- Work to complete
Leave out the pictures, and write out exactly the lines from the beginning of the material to the line holding "3, 1, 0.5, 0]", that line included, and nothing else.

◇ ◇ ◇

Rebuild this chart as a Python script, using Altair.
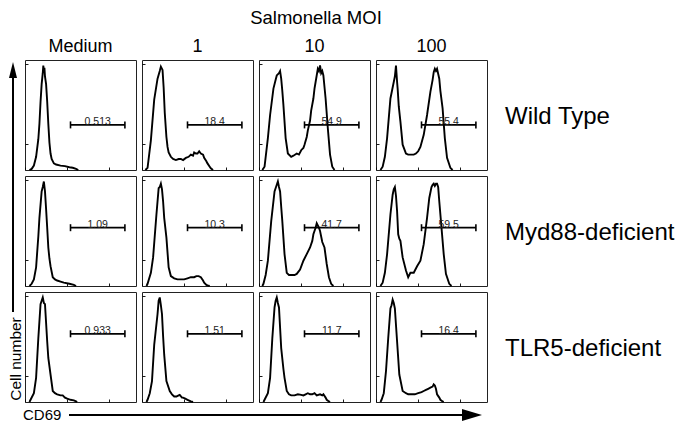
import altair as alt
import pandas as pd

FONT = "Liberation Sans"

STRAINS = ["Wild Type", "Myd88-deficient", "TLR5-deficient"]
MOIS = ["Medium", "1", "10", "100"]
TITLE = "Salmonella MOI"

# Histogram traces: x = CD69 position (% of axis), y = cell number (% of panel max)
WT_MED_X = [4, 6, 8, 10, 12, 13, 14, 15, 16, 16.5, 17, 17.5, 18, 19, 20, 21, 22, 23, 24, 26, 28, 32, 36, 40, 43, 46, 48]
WT_MED_Y = [0, 1, 4, 12, 28, 42, 62, 78, 88, 95, 90, 93, 85, 78, 62, 42, 25, 15, 10, 6, 5, 4, 3.5, 2.5, 2, 1, 0]

WT_1_X = [3, 5, 8, 11, 14, 16, 17, 18.5, 19.5, 20.5, 22, 23, 24, 26, 28, 30.5, 33, 35, 37, 39.5, 42, 44, 46, 47, 48.5, 50, 51.5, 53, 55, 56, 58, 59, 61, 62, 64]
WT_1_Y = [0, 2, 27, 64, 83, 90, 94, 91, 75, 52, 30, 21, 16, 12, 10, 9, 10, 10, 9, 11, 12, 14, 13, 16, 15, 15, 17, 15, 14, 11, 8, 6, 3, 1.5, 0]

WT_10_X = [3, 5, 8, 10, 13, 15, 16, 18, 19, 20, 21, 22, 24, 26, 29, 31, 34, 36, 38, 40, 41, 43, 44, 46, 47, 49, 50, 51, 53, 54, 55, 56, 57, 58, 60, 62, 64, 66, 68]
WT_10_Y = [0, 3, 29, 50, 74, 82, 86, 88, 90, 83, 72, 59, 29, 15, 12, 13, 15, 14, 18, 20, 23, 30, 36, 45, 54, 65, 74, 80, 92, 90, 95, 88, 90, 86, 65, 38, 14, 3, 0]

WT_100_X = [4, 6, 8, 10, 13, 16, 17, 18, 19, 19.5, 20.5, 22, 24, 27, 29, 31, 34, 36, 38, 40, 43, 46, 49, 51, 52, 53, 54, 55, 57, 58, 60, 62, 64, 67, 69]
WT_100_Y = [0, 3, 12, 29, 65, 80, 85, 95, 80, 74, 58, 44, 23, 15, 14, 14, 14, 15, 17, 21, 32, 50, 71, 82, 89, 92, 90, 92, 83, 72, 56, 29, 11, 2, 0]

MY_MED_X = [4, 6, 8, 10, 12, 13, 15, 16, 17, 18, 19, 20, 21, 22, 23, 25, 27, 29, 32, 35, 40, 44, 46]
MY_MED_Y = [0, 2, 6, 17, 45, 62, 86, 90, 95, 86, 70, 53, 35, 25, 18, 8, 6, 5, 4, 3, 2, 1, 0]

MY_1_X = [4, 5, 8, 10, 13, 15, 16, 17, 18, 19, 20, 22, 24, 26, 29, 32, 35, 38, 41, 44, 47, 49, 51, 53, 55, 56, 58, 59, 61]
MY_1_Y = [0, 2, 12, 26, 65, 89, 90, 93, 88, 77, 62, 44, 17, 9, 7, 6, 6, 6, 7, 8, 8, 9, 9, 8, 5, 3, 1, 0.5, 0]

MY_10_X = [3, 4, 6, 8, 11, 14, 16, 17, 18, 19, 20, 21, 23, 25, 27, 29, 32, 34, 37, 40, 43, 46, 48, 49, 51, 52, 53, 54, 55, 56, 57, 59, 61, 63, 65, 67]
MY_10_Y = [0, 2, 10, 23, 59, 86, 92, 95, 90, 86, 72, 59, 29, 12, 10, 10, 10, 11, 15, 23, 29, 35, 41, 47, 53, 57, 55, 53, 50, 45, 40, 35, 20, 8, 2, 0]

MY_100_X = [4, 6, 8, 10, 13, 15, 16, 17, 18, 19, 20, 21, 22, 24, 27, 29, 31, 34, 37, 40, 43, 46, 48, 50, 51, 52, 53, 54, 55, 56, 57, 59, 61, 63, 66, 68]
MY_100_Y = [0, 3, 12, 29, 65, 83, 88, 90, 82, 68, 47, 43, 41, 26, 14, 8, 12, 12, 18, 23, 38, 62, 80, 90, 92, 93, 91, 93, 93, 90, 77, 53, 29, 11, 2, 0]

TL_MED_X = [4, 5, 8, 10, 12, 14, 15, 16, 17, 18, 20, 21, 23, 25, 27, 29, 32, 34, 36, 38, 41, 44, 46, 47]
TL_MED_Y = [0, 2, 8, 22, 58, 89, 92, 95, 90, 89, 55, 40, 25, 10, 8, 7, 6, 6, 4, 3, 2, 1.5, 0.5, 0]

TL_1_X = [4, 5, 7, 9, 11, 14, 15, 16, 17, 18, 19, 20, 22, 25, 27, 29, 31, 33, 34, 36, 37, 39, 41, 43, 44, 46]
TL_1_Y = [0, 2, 8, 19, 52, 80, 92, 95, 88, 80, 60, 43, 19, 10, 7, 5, 5, 6, 6.5, 4, 4, 3, 2, 1, 0.5, 0]

TL_10_X = [4, 5, 8, 10, 12, 14, 15, 16, 17, 18, 20, 22, 23, 25, 27, 29, 32, 35, 38, 40, 42, 44, 46, 48, 50, 52, 55, 57, 58, 60, 61, 63, 64]
TL_10_Y = [0, 2, 8, 22, 58, 86, 92, 95, 90, 86, 49, 30, 22, 10, 7, 6, 6, 7, 6.5, 6, 7, 8, 7, 7, 8, 6, 7, 6, 7, 4, 2, 0.5, 0]

TL_100_X = [4, 5, 7, 9, 11, 13, 14, 15, 16, 17, 18, 19, 21, 24, 27, 29, 32, 35, 38, 41, 43, 45, 47, 49, 51, 52, 53, 54, 55, 57, 58, 60, 61]
TL_100_Y = [0, 2, 8, 28, 58, 85, 88, 93, 90, 85, 70, 55, 25, 10, 8, 7, 7, 7, 8, 9, 10, 11, 12, 13, 14, 16, 15, 12, 7, 4, 2, 0.5, 0]

CURVES = {
    ("Wild Type", "Medium"): (WT_MED_X, WT_MED_Y),
    ("Wild Type", "1"): (WT_1_X, WT_1_Y),
    ("Wild Type", "10"): (WT_10_X, WT_10_Y),
    ("Wild Type", "100"): (WT_100_X, WT_100_Y),
    ("Myd88-deficient", "Medium"): (MY_MED_X, MY_MED_Y),
    ("Myd88-deficient", "1"): (MY_1_X, MY_1_Y),
    ("Myd88-deficient", "10"): (MY_10_X, MY_10_Y),
    ("Myd88-deficient", "100"): (MY_100_X, MY_100_Y),
    ("TLR5-deficient", "Medium"): (TL_MED_X, TL_MED_Y),
    ("TLR5-deficient", "1"): (TL_1_X, TL_1_Y),
    ("TLR5-deficient", "10"): (TL_10_X, TL_10_Y),
    ("TLR5-deficient", "100"): (TL_100_X, TL_100_Y),
}

# Gate (CD69+ region) and percentages
GATE_LO = 41
GATE_HI = 90
GATE_Y = {"Wild Type": 41, "Myd88-deficient": 53, "TLR5-deficient": 62}
GATE_LABELS = {
    "Wild Type": ["0.513", "18.4", "54.9", "55.4"],
    "Myd88-deficient": ["1.09", "10.3", "41.7", "59.5"],
    "TLR5-deficient": ["0.933", "1.51", "11.7", "16.4"],
}

# axis tick positions (log decades on CD69 axis)
X_TICKS = [0, 6, 9.5, 12, 14, 15.6, 16.9, 18.1, 19.1,
           20, 26, 29.5, 32, 34, 35.6, 36.9, 38.1, 39.1,
           40, 46, 49.5, 52, 54, 55.6, 56.9, 58.1, 59.1,
           60, 66, 69.5, 72, 74, 75.6, 76.9, 78.1, 79.1,
           80, 86, 89.5, 92, 94, 95.6, 96.9, 98.1, 99.1]
Y_TICKS = [24, 48, 72, 96]

rows = []
for (strain, moi), (xs, ys) in CURVES.items():
    for xv, yv in zip(xs, ys):
        rows.append(dict(kind="curve", strain=strain, moi=moi, x=xv, y=yv))
for strain in STRAINS:
    for moi, lab in zip(MOIS, GATE_LABELS[strain]):
        rows.append(dict(kind="gate", strain=strain, moi=moi, x=GATE_LO, x2=GATE_HI,
                         xm=(GATE_LO + GATE_HI) / 2, y=GATE_Y[strain], label=lab))
rows.append(dict(kind="deco", strain="TLR5-deficient", moi="Medium"))
rows.append(dict(kind="title", strain="Wild Type", moi="10", label=TITLE))
df = pd.DataFrame(rows)

W, H = 111, 110

line = alt.Chart().mark_line(color="black", strokeWidth=1.9).encode(
    x=alt.X("x:Q", scale=alt.Scale(domain=[0, 100]),
            axis=alt.Axis(values=X_TICKS, labels=False, title=None, domain=False, grid=False,
                          tickSize=3, offset=-3, tickColor="black", tickWidth=0.9)),
    y=alt.Y("y:Q", scale=alt.Scale(domain=[0, 100]),
            axis=alt.Axis(values=Y_TICKS, labels=False, title=None, domain=False, grid=False,
                          tickSize=3, offset=-3, tickColor="black", tickWidth=0.9)),
).transform_filter(alt.datum.kind == "curve")

gate_f = alt.datum.kind == "gate"
gate = alt.Chart().mark_rule(color="black", strokeWidth=1.8).encode(
    x="x:Q", x2="x2:Q", y="y:Q"
).transform_filter(gate_f)

cap_l = alt.Chart().mark_tick(orient="vertical", color="black", size=7, thickness=1.6, opacity=1).encode(
    x="x:Q", y="y:Q"
).transform_filter(gate_f)

cap_r = alt.Chart().mark_tick(orient="vertical", color="black", size=7, thickness=1.6, opacity=1).encode(
    x="x2:Q", y="y:Q"
).transform_filter(gate_f)

lab = alt.Chart().mark_text(font=FONT, fontSize=10.5, color="#222222", baseline="alphabetic", dy=0).encode(
    x="xm:Q", y="y:Q", text="label:N"
).transform_filter(gate_f)

# row labels at right of the last column
row_lab = alt.Chart().mark_text(font=FONT, fontSize=24, color="black", align="left",
                                baseline="middle").encode(
    x=alt.value(W + 18), y=alt.value(H / 2 + 2), text="strain:N"
).transform_filter(gate_f & (alt.datum.moi == "100"))

title = alt.Chart().mark_text(font=FONT, fontSize=18.5, color="black", align="center",
                              baseline="alphabetic").encode(
    x=alt.value(57), y=alt.value(-36), text="label:N"
).transform_filter(alt.datum.kind == "title")

deco_f = alt.datum.kind == "deco"
y_line = alt.Chart().mark_rule(color="black", strokeWidth=2).encode(
    x=alt.value(-12), y=alt.value(-216), y2=alt.value(20)
).transform_filter(deco_f)
y_head = alt.Chart().mark_point(shape="M0,-1L0.5,1L-0.5,1Z", filled=True, size=256, color="black",
                                opacity=1, strokeWidth=0).encode(
    x=alt.value(-12), y=alt.value(-222)
).transform_filter(deco_f)
y_text = alt.Chart().mark_text(font=FONT, fontSize=15.5, angle=270, baseline="alphabetic", align="center",
                               color="black").encode(
    x=alt.value(-4), y=alt.value(67), text=alt.value("Cell number")
).transform_filter(deco_f)
x_line = alt.Chart().mark_rule(color="black", strokeWidth=2).encode(
    x=alt.value(44), x2=alt.value(440), y=alt.value(123)
).transform_filter(deco_f)
x_head = alt.Chart().mark_point(shape="M1,0L-1,-0.6L-1,0.6Z", filled=True, size=400, color="black",
                                opacity=1, strokeWidth=0).encode(
    x=alt.value(447), y=alt.value(123)
).transform_filter(deco_f)
x_text = alt.Chart().mark_text(font=FONT, fontSize=15, baseline="alphabetic", align="left",
                               color="black").encode(
    x=alt.value(-2), y=alt.value(128), text=alt.value("CD69")
).transform_filter(deco_f)

cell = alt.layer(line, gate, cap_l, cap_r, lab, row_lab, title,
                 y_line, y_head, y_text, x_line, x_head, x_text).properties(width=W, height=H)

chart = cell.facet(
    data=df,
    row=alt.Row("strain:N", sort=STRAINS, title=None, header=alt.Header(labels=False)),
    column=alt.Column("moi:N", sort=MOIS, title=None,
                      header=alt.Header(labelOrient="top", labelFontSize=18, labelFont=FONT,
                                        labelPadding=4, labelColor="black")),
    spacing=6,
).resolve_scale(x="independent", y="independent").properties(
    bounds="flush",
    padding=0,
).configure_view(stroke="#222222", strokeWidth=1)

chart.save("out.html", embed_options={"renderer": "svg", "actions": False})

◇ ◇ ◇

- Result of this exercise
Rebuild this chart as a Python script, using Altair.
import altair as alt
import pandas as pd

FONT = "Liberation Sans"

STRAINS = ["Wild Type", "Myd88-deficient", "TLR5-deficient"]
MOIS = ["Medium", "1", "10", "100"]
TITLE = "Salmonella MOI"

# Histogram traces: x = CD69 position (% of axis), y = cell number (% of panel max)
WT_MED_X = [4, 6, 8, 10, 12, 13, 14, 15, 16, 16.5, 17, 17.5, 18, 19, 20, 21, 22, 23, 24, 26, 28, 32, 36, 40, 43, 46, 48]
WT_MED_Y = [0, 1, 4, 12, 28, 42, 62, 78, 88, 95, 90, 93, 85, 78, 62, 42, 25, 15, 10, 6, 5, 4, 3.5, 2.5, 2, 1, 0]

WT_1_X = [3, 5, 8, 11, 14, 16, 17, 18.5, 19.5, 20.5, 22, 23, 24, 26, 28, 30.5, 33, 35, 37, 39.5, 42, 44, 46, 47, 48.5, 50, 51.5, 53, 55, 56, 58, 59, 61, 62, 64]
WT_1_Y = [0, 2, 27, 64, 83, 90, 94, 91, 75, 52, 30, 21, 16, 12, 10, 9, 10, 10, 9, 11, 12, 14, 13, 16, 15, 15, 17, 15, 14, 11, 8, 6, 3, 1.5, 0]

WT_10_X = [3, 5, 8, 10, 13, 15, 16, 18, 19, 20, 21, 22, 24, 26, 29, 31, 34, 36, 38, 40, 41, 43, 44, 46, 47, 49, 50, 51, 53, 54, 55, 56, 57, 58, 60, 62, 64, 66, 68]
WT_10_Y = [0, 3, 29, 50, 74, 82, 86, 88, 90, 83, 72, 59, 29, 15, 12, 13, 15, 14, 18, 20, 23, 30, 36, 45, 54, 65, 74, 80, 92, 90, 95, 88, 90, 86, 65, 38, 14, 3, 0]

WT_100_X = [4, 6, 8, 10, 13, 16, 17, 18, 19, 19.5, 20.5, 22, 24, 27, 29, 31, 34, 36, 38, 40, 43, 46, 49, 51, 52, 53, 54, 55, 57, 58, 60, 62, 64, 67, 69]
WT_100_Y = [0, 3, 12, 29, 65, 80, 85, 95, 80, 74, 58, 44, 23, 15, 14, 14, 14, 15, 17, 21, 32, 50, 71, 82, 89, 92, 90, 92, 83, 72, 56, 29, 11, 2, 0]

MY_MED_X = [4, 6, 8, 10, 12, 13, 15, 16, 17, 18, 19, 20, 21, 22, 23, 25, 27, 29, 32, 35, 40, 44, 46]
MY_MED_Y = [0, 2, 6, 17, 45, 62, 86, 90, 95, 86, 70, 53, 35, 25, 18, 8, 6, 5, 4, 3, 2, 1, 0]

MY_1_X = [4, 5, 8, 10, 13, 15, 16, 17, 18, 19, 20, 22, 24, 26, 29, 32, 35, 38, 41, 44, 47, 49, 51, 53, 55, 56, 58, 59, 61]
MY_1_Y = [0, 2, 12, 26, 65, 89, 90, 93, 88, 77, 62, 44, 17, 9, 7, 6, 6, 6, 7, 8, 8, 9, 9, 8, 5, 3, 1, 0.5, 0]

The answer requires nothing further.